The countries most dependent on Chinese flake graphite exports are South Korea, Japan, and India – while those most reliant on spherical exports are South Korea, Japan, and the USA. Project Blue expects companies in Korea/Japan countries engaged in the coating of spherical graphite to be the most affected. 

The export control follows hot on the heels of similar restrictions placed on certain forms of gallium and germanium in July. These critical materials markets were thrust into the international spotlight when China’s Ministry of Commerce (MOFCOM) and the General Administration of Customs (GAC) posted notices suggesting that starting on August 1st, eight items related to gallium, and six items related to germanium could not be exported without state approval to “safeguard national security interests”.  

There are similarities and differences between the graphite restrictions vs the gallium/germanium situation. It is the same in terms of a requirement for permits and the rhetoric/justification relating to “national security”. 

But with the gallium and germanium move, China’s action had the feeling of a direct retaliation. The USA and its allies had been looking to limit the export of semiconductor technology to China, and China responded by threatening to throttle the semiconductor supply chain further upstream at the raw material level. Importantly, these actions stayed within the boundaries of the semiconductor supply chain: China didn’t respond with a ban on cobalt or tungsten exports – they kept it relevant to semiconductors.

This time it’s different. There has been no notable graphite or lithium-ion/steel-related schism with many suggesting the export restrictions are a response to potential EU tariffs on Chinese-made EVs and US government curbs on Chinese companies' access to semiconductors. 

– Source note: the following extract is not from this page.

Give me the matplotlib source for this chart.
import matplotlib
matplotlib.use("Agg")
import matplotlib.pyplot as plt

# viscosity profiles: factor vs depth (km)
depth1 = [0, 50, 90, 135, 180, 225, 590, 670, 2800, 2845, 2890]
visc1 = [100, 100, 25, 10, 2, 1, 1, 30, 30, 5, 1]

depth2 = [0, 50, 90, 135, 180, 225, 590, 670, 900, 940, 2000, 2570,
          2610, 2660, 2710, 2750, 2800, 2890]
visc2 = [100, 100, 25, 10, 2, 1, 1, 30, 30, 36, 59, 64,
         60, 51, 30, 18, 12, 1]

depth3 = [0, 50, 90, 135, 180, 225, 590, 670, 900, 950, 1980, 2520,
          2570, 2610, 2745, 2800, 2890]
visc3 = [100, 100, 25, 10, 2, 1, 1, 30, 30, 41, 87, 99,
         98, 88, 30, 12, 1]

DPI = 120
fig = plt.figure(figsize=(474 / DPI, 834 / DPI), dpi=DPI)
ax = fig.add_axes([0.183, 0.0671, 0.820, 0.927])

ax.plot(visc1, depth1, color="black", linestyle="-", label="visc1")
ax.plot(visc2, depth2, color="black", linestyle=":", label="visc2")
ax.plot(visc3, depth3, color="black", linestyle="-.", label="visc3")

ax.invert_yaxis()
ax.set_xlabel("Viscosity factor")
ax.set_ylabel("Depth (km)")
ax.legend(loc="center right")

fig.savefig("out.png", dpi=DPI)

What does the gallium/germanium ban tell us about what’s in store for graphite?

Gallium/germanium market developments may help us predict what the coming months have in store for graphite. Below are four possibilities to monitor.

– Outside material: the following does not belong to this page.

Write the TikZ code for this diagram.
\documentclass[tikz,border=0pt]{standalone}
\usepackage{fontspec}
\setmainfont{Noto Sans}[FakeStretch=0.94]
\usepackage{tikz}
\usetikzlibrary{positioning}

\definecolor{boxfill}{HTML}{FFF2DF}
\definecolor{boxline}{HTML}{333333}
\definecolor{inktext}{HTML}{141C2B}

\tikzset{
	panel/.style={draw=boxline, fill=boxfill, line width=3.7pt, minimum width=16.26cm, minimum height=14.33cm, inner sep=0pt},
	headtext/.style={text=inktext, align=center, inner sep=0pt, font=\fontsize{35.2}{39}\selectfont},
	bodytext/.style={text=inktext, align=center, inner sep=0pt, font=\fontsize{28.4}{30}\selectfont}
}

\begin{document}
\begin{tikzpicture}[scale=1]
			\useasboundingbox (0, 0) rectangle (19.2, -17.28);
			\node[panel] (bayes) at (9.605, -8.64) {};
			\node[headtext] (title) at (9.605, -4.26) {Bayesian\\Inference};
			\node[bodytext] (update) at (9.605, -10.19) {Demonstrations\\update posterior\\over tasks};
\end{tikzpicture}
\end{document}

There may be lots of activity followed by none: According to government statistics, China's exports of gallium products fell to zero in August following the country's introduction of export controls. This may happen to graphite in December. Before the ban, however, there was a flurry of activity in the four weeks between the announcement and the ban. There are six weeks until the graphite restrictions come into force, which leaves a decent window of opportunity for commercial activity.

Export licences will follow soon enough: Within about eight weeks of the gallium/germanium announcement, some companies were granted export licenses including AXT’s Beijing subsidiary (Beijing Tongmei Xtal Technology). This suggests that graphite licences may be in place for some by the end of 2023. 

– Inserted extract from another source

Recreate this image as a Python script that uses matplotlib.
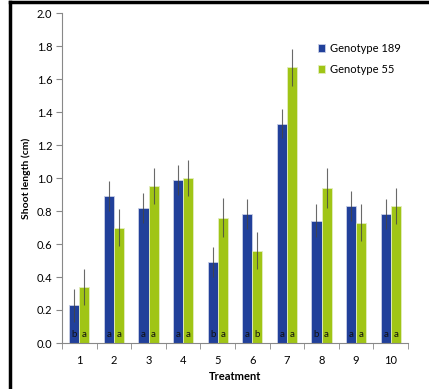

Prices may be volatile: Following the gallium/germanium announcements, gallium prices in China increased in July (when the news was announced) but fell back again in August (when the ban came into force) according to Asian Metal. Germanium prices stayed flat. Gallium prices in Europe however, stayed elevated – based on Fastmarkets data. As of October, gallium prices hit their highest level since February according to SMM. These trends suggest that graphite prices may be set to rise over the coming weeks, that Western and Chinese prices may diverge, and that week-to-week volatility may be expected.

More may be in store: Of course, the biggest question is whether more markets will be affected in this way. Aside from the letter G (watch out Gadolinium), there is no clear trend to suggest which supply chain China could target next, if at all.